((

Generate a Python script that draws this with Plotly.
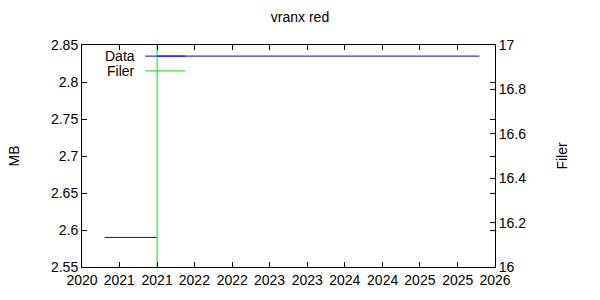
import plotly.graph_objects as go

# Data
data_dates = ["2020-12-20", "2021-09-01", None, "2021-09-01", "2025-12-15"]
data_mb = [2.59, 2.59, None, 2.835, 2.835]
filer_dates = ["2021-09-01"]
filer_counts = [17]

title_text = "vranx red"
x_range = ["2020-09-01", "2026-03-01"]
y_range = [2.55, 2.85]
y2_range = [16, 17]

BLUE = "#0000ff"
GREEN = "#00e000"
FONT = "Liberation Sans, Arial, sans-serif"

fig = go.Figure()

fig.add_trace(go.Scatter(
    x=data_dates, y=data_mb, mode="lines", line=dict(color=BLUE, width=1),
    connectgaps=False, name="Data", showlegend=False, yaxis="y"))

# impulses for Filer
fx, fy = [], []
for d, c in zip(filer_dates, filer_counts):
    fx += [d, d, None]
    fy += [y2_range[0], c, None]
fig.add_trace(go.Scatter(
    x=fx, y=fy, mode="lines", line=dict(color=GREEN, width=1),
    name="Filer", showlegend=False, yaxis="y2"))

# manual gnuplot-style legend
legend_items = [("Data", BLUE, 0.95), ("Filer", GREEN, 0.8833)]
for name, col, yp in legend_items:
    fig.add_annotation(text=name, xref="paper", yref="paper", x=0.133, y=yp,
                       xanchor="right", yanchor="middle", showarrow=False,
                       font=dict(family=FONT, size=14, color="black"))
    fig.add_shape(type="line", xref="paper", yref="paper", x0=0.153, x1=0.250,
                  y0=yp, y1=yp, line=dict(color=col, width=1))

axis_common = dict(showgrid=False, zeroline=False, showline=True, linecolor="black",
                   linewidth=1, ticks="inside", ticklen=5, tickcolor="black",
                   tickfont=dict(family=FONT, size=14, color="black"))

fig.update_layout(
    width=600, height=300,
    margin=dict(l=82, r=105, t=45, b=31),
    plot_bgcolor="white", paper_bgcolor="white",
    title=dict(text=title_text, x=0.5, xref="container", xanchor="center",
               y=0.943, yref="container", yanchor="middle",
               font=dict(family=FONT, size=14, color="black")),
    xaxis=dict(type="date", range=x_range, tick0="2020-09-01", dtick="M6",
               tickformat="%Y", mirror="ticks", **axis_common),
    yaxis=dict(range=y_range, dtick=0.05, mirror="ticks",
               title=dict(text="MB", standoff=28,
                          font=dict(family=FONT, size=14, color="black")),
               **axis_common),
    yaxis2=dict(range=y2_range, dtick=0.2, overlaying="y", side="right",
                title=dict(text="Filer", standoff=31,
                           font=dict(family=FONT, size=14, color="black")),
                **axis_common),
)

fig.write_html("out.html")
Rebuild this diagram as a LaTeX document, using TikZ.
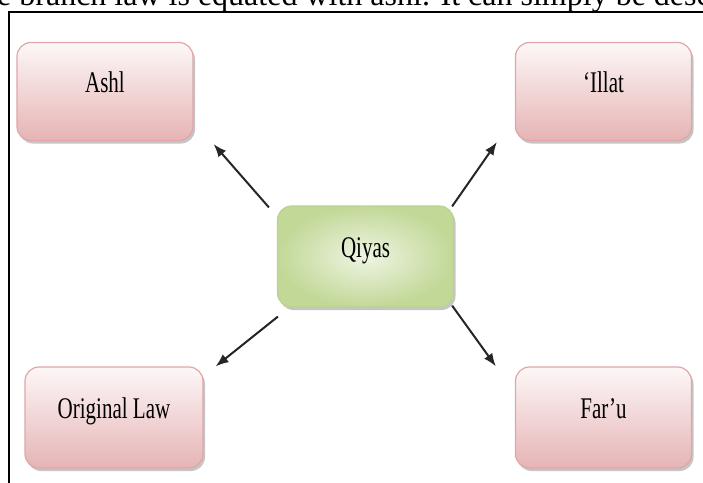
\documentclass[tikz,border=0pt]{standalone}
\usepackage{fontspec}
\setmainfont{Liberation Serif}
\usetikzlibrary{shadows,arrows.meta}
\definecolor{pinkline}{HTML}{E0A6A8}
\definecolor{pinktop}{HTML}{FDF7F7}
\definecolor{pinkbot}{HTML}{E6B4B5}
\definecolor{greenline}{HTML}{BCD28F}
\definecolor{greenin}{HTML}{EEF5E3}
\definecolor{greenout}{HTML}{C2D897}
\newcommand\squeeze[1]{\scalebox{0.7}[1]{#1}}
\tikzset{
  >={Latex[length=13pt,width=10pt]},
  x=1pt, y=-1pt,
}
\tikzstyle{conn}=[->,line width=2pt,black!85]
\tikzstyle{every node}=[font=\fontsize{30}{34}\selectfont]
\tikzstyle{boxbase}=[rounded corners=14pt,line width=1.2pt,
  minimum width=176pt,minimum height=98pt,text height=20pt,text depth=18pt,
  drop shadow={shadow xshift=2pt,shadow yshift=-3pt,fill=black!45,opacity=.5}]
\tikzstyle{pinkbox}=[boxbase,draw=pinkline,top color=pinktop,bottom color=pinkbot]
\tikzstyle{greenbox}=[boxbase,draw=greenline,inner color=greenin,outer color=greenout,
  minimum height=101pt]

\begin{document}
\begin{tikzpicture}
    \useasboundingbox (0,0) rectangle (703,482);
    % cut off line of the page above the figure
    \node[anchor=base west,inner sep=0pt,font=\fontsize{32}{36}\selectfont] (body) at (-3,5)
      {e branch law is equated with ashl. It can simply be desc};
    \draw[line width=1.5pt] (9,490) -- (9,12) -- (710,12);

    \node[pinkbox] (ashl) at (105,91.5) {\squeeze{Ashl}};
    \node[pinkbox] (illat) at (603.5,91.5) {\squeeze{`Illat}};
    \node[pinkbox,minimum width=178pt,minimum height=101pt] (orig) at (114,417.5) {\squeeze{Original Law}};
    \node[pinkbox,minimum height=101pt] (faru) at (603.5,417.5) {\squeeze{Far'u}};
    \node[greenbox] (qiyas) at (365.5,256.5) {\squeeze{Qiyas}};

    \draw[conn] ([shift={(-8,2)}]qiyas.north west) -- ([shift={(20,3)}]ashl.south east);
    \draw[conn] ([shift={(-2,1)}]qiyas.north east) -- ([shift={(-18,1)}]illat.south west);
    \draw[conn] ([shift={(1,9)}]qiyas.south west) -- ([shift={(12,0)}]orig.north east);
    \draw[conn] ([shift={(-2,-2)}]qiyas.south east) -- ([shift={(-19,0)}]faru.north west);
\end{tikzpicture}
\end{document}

))

Write out each entry exactly as given, omitting any picture.

* **Answer to this task**:
Generate a Python script that draws this with Plotly.
import plotly.graph_objects as go

# Data
data_dates = ["2020-12-20", "2021-09-01", None, "2021-09-01", "2025-12-15"]
data_mb = [2.59, 2.59, None, 2.835, 2.835]
filer_dates = ["2021-09-01"]
filer_counts = [17]

title_text = "vranx red"
x_range = ["2020-09-01", "2026-03-01"]
y_range = [2.55, 2.85]
y2_range = [16, 17]

BLUE = "#0000ff"
GREEN = "#00e000"
FONT = "Liberation Sans, Arial, sans-serif"

fig = go.Figure()

fig.add_trace(go.Scatter(
    x=data_dates, y=data_mb, mode="lines", line=dict(color=BLUE, width=1),
    connectgaps=False, name="Data", showlegend=False, yaxis="y"))

# impulses for Filer
fx, fy = [], []
for d, c in zip(filer_dates, filer_counts):
    fx += [d, d, None]
    fy += [y2_range[0], c, None]
fig.add_trace(go.Scatter(
    x=fx, y=fy, mode="lines", line=dict(color=GREEN, width=1),
    name="Filer", showlegend=False, yaxis="y2"))

# manual gnuplot-style legend
legend_items = [("Data", BLUE, 0.95), ("Filer", GREEN, 0.8833)]
for name, col, yp in legend_items:
    fig.add_annotation(text=name, xref="paper", yref="paper", x=0.133, y=yp,
                       xanchor="right", yanchor="middle", showarrow=False,
                       font=dict(family=FONT, size=14, color="black"))
    fig.add_shape(type="line", xref="paper", yref="paper", x0=0.153, x1=0.250,
                  y0=yp, y1=yp, line=dict(color=col, width=1))

axis_common = dict(showgrid=False, zeroline=False, showline=True, linecolor="black",
                   linewidth=1, ticks="inside", ticklen=5, tickcolor="black",
                   tickfont=dict(family=FONT, size=14, color="black"))

fig.update_layout(
    width=600, height=300,
    margin=dict(l=82, r=105, t=45, b=31),
    plot_bgcolor="white", paper_bgcolor="white",
    title=dict(text=title_text, x=0.5, xref="container", xanchor="center",
               y=0.943, yref="container", yanchor="middle",
               font=dict(family=FONT, size=14, color="black")),
    xaxis=dict(type="date", range=x_range, tick0="2020-09-01", dtick="M6",
               tickformat="%Y", mirror="ticks", **axis_common),
    yaxis=dict(range=y_range, dtick=0.05, mirror="ticks",
               title=dict(text="MB", standoff=28,
                          font=dict(family=FONT, size=14, color="black")),
               **axis_common),
    yaxis2=dict(range=y2_range, dtick=0.2, overlaying="y", side="right",
                title=dict(text="Filer", standoff=31,
                           font=dict(family=FONT, size=14, color="black")),
                **axis_common),
)

fig.write_html("out.html")
Rebuild this diagram as a LaTeX document, using TikZ.
\documentclass[tikz,border=0pt]{standalone}
\usepackage{fontspec}
\setmainfont{Liberation Serif}
\usetikzlibrary{shadows,arrows.meta}
\definecolor{pinkline}{HTML}{E0A6A8}
\definecolor{pinktop}{HTML}{FDF7F7}
\definecolor{pinkbot}{HTML}{E6B4B5}
\definecolor{greenline}{HTML}{BCD28F}
\definecolor{greenin}{HTML}{EEF5E3}
\definecolor{greenout}{HTML}{C2D897}
\newcommand\squeeze[1]{\scalebox{0.7}[1]{#1}}
\tikzset{
  >={Latex[length=13pt,width=10pt]},
  x=1pt, y=-1pt,
}
\tikzstyle{conn}=[->,line width=2pt,black!85]
\tikzstyle{every node}=[font=\fontsize{30}{34}\selectfont]
\tikzstyle{boxbase}=[rounded corners=14pt,line width=1.2pt,
  minimum width=176pt,minimum height=98pt,text height=20pt,text depth=18pt,
  drop shadow={shadow xshift=2pt,shadow yshift=-3pt,fill=black!45,opacity=.5}]
\tikzstyle{pinkbox}=[boxbase,draw=pinkline,top color=pinktop,bottom color=pinkbot]
\tikzstyle{greenbox}=[boxbase,draw=greenline,inner color=greenin,outer color=greenout,
  minimum height=101pt]

\begin{document}
\begin{tikzpicture}
    \useasboundingbox (0,0) rectangle (703,482);
    % cut off line of the page above the figure
    \node[anchor=base west,inner sep=0pt,font=\fontsize{32}{36}\selectfont] (body) at (-3,5)
      {e branch law is equated with ashl. It can simply be desc};
    \draw[line width=1.5pt] (9,490) -- (9,12) -- (710,12);

    \node[pinkbox] (ashl) at (105,91.5) {\squeeze{Ashl}};
    \node[pinkbox] (illat) at (603.5,91.5) {\squeeze{`Illat}};
    \node[pinkbox,minimum width=178pt,minimum height=101pt] (orig) at (114,417.5) {\squeeze{Original Law}};
    \node[pinkbox,minimum height=101pt] (faru) at (603.5,417.5) {\squeeze{Far'u}};
    \node[greenbox] (qiyas) at (365.5,256.5) {\squeeze{Qiyas}};

    \draw[conn] ([shift={(-8,2)}]qiyas.north west) -- ([shift={(20,3)}]ashl.south east);
    \draw[conn] ([shift={(-2,1)}]qiyas.north east) -- ([shift={(-18,1)}]illat.south west);
    \draw[conn] ([shift={(1,9)}]qiyas.south west) -- ([shift={(12,0)}]orig.north east);
    \draw[conn] ([shift={(-2,-2)}]qiyas.south east) -- ([shift={(-19,0)}]faru.north west);
\end{tikzpicture}
\end{document}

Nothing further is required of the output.